Baiq Nuril: Terima Kasih Pak Presiden
- VIVA/Eduward Ambarita
VIVA –Terpidana kasus penyebaran konten asusila, Baiq Nuril Maknun, bersyukur Presiden Jokowi akhirnya mengajukan amnesti.
Saat mengikuti jalannya Rapat Paripurna di Gedung DPR, Baiq menyampaikan terima kasih kepada seluruh pihak yang memberikan dukungan.
Saat ini, ia sedikit lega, kasusnya gara-gara menyebarkan percakapan mesum sang atasan, juga mendapat perhatian dari parlemen. Setidaknya, surat Amnesti dari Presiden yang dikirim ke DPR segera diproses dan berbuah pengampunan hukuman.
"Alhamdulillah, alhamdulillah, alhamdulillah, terima kasih teman-teman semua yang tetap mensupport saya terutama dari media yang sampai saat ini terus mendukumg saya. Dan saya berterima kasih pertama pada Pak Presiden atas perhatiannya yang sampai saat ini," kata Baiq di Kompleks Parlemen Senayan, Selasa 16 Juli 2019.
Di kesempatan yang sama, pengacara Baiq Nuril, Widodo menyampaikan, bahwa permohonan Amnesti yang diajukan Presiden Jokowi segera diproses oleh Dewan. Jika permohonan itu dikabulkan, kata dia, hal itu akan menjadi sejarah.
Dalam sejarahnya pemberian amnesti selalu diberikan kepada narapidana atau tahanan yang terkait urusan politik. "Artinya ini merupakan terobosan hukum, equality before the law.

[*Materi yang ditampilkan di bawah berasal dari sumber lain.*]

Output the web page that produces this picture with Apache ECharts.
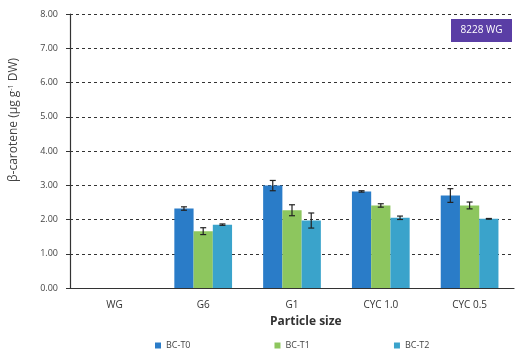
<!DOCTYPE html>
<html><head><meta charset="utf-8">
<script src="https://cdn.jsdelivr.net/npm/echarts@6/dist/echarts.min.js"></script>
<style>html,body{margin:0;padding:0;background:#fff}#c{width:520px;height:353px}</style>
</head><body><div id="c"></div>
<script>
var categories = ['WG', 'G6', 'G1', 'CYC 1.0', 'CYC 0.5'];
var seriesNames = ['BC-T0', 'BC-T1', 'BC-T2'];
var t0 = [null, 2.32, 2.99, 2.82, 2.70];
var t1 = [null, 1.66, 2.27, 2.41, 2.41];
var t2 = [null, 1.85, 1.97, 2.05, 2.02];
var e0 = [null, 0.05, 0.15, 0.02, 0.20];
var e1 = [null, 0.10, 0.16, 0.05, 0.10];
var e2 = [null, 0.02, 0.22, 0.05, 0.01];
var yTicks = ['0.00','1.00','2.00','3.00','4.00','5.00','6.00','7.00','8.00'];
var colors = ['#2a7cc8', '#8dc65e', '#3aa3cb'];
var catGap = 0.35;

var values = [t0, t1, t2];
var errs = [e0, e1, e2];
var font = 'Open Sans';

function errSeries(k) {
  var data = [];
  for (var i = 0; i < categories.length; i++) {
    if (values[k][i] == null) continue;
    data.push([i, values[k][i], errs[k][i]]);
  }
  return {
    type: 'custom', name: seriesNames[k] + ' err', silent: true, z: 5,
    data: data,
    renderItem: function (params, api) {
      var ci = api.value(0), v = api.value(1), e = api.value(2);
      var catW = api.size([1, 0])[0];
      var bw = catW * (1 - catGap) / 3;
      var cx = api.coord([ci, v])[0] + (k - 1) * bw;
      var top = api.coord([ci, v + e])[1];
      var bot = api.coord([ci, v - e])[1];
      var hw = 3;
      var st = { stroke: '#222', lineWidth: 1.2 };
      return { type: 'group', children: [
        { type: 'line', shape: { x1: cx, y1: top, x2: cx, y2: bot }, style: st },
        { type: 'line', shape: { x1: cx - hw, y1: top, x2: cx + hw, y2: top }, style: st },
        { type: 'line', shape: { x1: cx - hw, y1: bot, x2: cx + hw, y2: bot }, style: st }
      ]};
    }
  };
}

var series = [];
for (var k = 0; k < 3; k++) {
  series.push({
    type: 'bar', name: seriesNames[k], data: values[k],
    barGap: '0%', barCategoryGap: (catGap * 100) + '%',
    itemStyle: { color: colors[k] }
  });
}
for (var k2 = 0; k2 < 3; k2++) series.push(errSeries(k2));

var chart = echarts.init(document.getElementById('c'), null, { renderer: 'canvas' });
chart.setOption({
  animation: false,
  textStyle: { fontFamily: font },
  grid: { left: 70, right: 6, top: 14, bottom: 65 },
  legend: {
    data: seriesNames, left: 150, top: 336, itemWidth: 6, itemHeight: 6,
    itemGap: 84, icon: 'rect',
    textStyle: { fontSize: 9, color: '#444', fontFamily: font }
  },
  xAxis: {
    type: 'category', data: categories,
    axisLine: { lineStyle: { color: '#333', width: 1.2 } },
    axisTick: { show: false },
    axisLabel: { fontSize: 10, color: '#333', margin: 12 }
  },
  yAxis: {
    type: 'value', min: 0, max: 8, interval: 1,
    axisLine: { show: true, lineStyle: { color: '#333', width: 1.2 } },
    axisTick: { show: true, length: 4, lineStyle: { color: '#333' } },
    axisLabel: { fontSize: 9, color: '#444', margin: 12,
      formatter: function (v) { return yTicks[Math.round(v)]; } },
    splitLine: { show: true, lineStyle: { color: '#333', type: [3, 3], width: 1 } }
  },
  graphic: [
    { type: 'text', left: 7, top: 58, rotation: Math.PI / 2,
      style: { text: '{a|β-carotene (μg g}{s|-1}{a| DW)}', fill: '#444',
        rich: { a: { fontSize: 12, fontFamily: font, fill: '#444' },
                s: { fontSize: 7, fontFamily: font, fill: '#444', verticalAlign: 'top', padding: [0, 0, 6, 0] } } } },
    { type: 'text', left: 270, top: 316,
      style: { text: 'Particle size', fontSize: 12, fontWeight: 'bold', fill: '#333', fontFamily: font } },
    { type: 'group', left: 451, top: 19, children: [
      { type: 'rect', shape: { x: 0, y: 0, width: 61, height: 23 }, style: { fill: '#5a3ea5' } },
      { type: 'text', x: 30.5, y: 11.5, style: { text: '8228 WG', fontSize: 10, fill: '#fff', align: 'center', verticalAlign: 'middle', fontFamily: font } }
    ]}
  ],
  series: series
});
</script></body></html>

Bahwa semua orang sama kedudukannya di muka hukum," ujarnya.
Dalam pendampingan Nuril, Anggota DPR Fraksi PDI Perjuangan Rieke Diah Pitaloka, mengatakan alur mekanisme proses permohonan Amnesti hingga nanti diputuskan Jokowi sebagai Keputusan Presiden.
Setelah surat masuk ke DPR, Badan Musyawarah akan menggelar rapat dan kemungkinan menunjuk Komisi III memberi pertimbangan dan pendapatnya terkait kasus Baiq Nuril.
"Komisi III kemudian dibawa lagi ke rapat bamus, lalu akan dibawa lagi ke rapat paripurna sebagai keputusan tertinggi DPR," kata Rieke.
Sebelumnya Anggota Komisi III DPR, Arsul Sani, menyampaikan sejumlah pertimbangan ketika ingin mengabulkan atau tidaknya permohonan tersebut.
Selain melihat fakta - fakta dalam persidangan Baiq Nuril. Komisi Hukum juga akan meninjau kembali Pasal 27 ayat 1 Undang - Undang ITE yang digunakan untuk menjerat guru asal Nusa Tenggara Barat itu.
"Terakhir (pertimbangan) suara - suara keadilan yang disuarakan hak sipil itu harus dipertimbangkan," kata dia.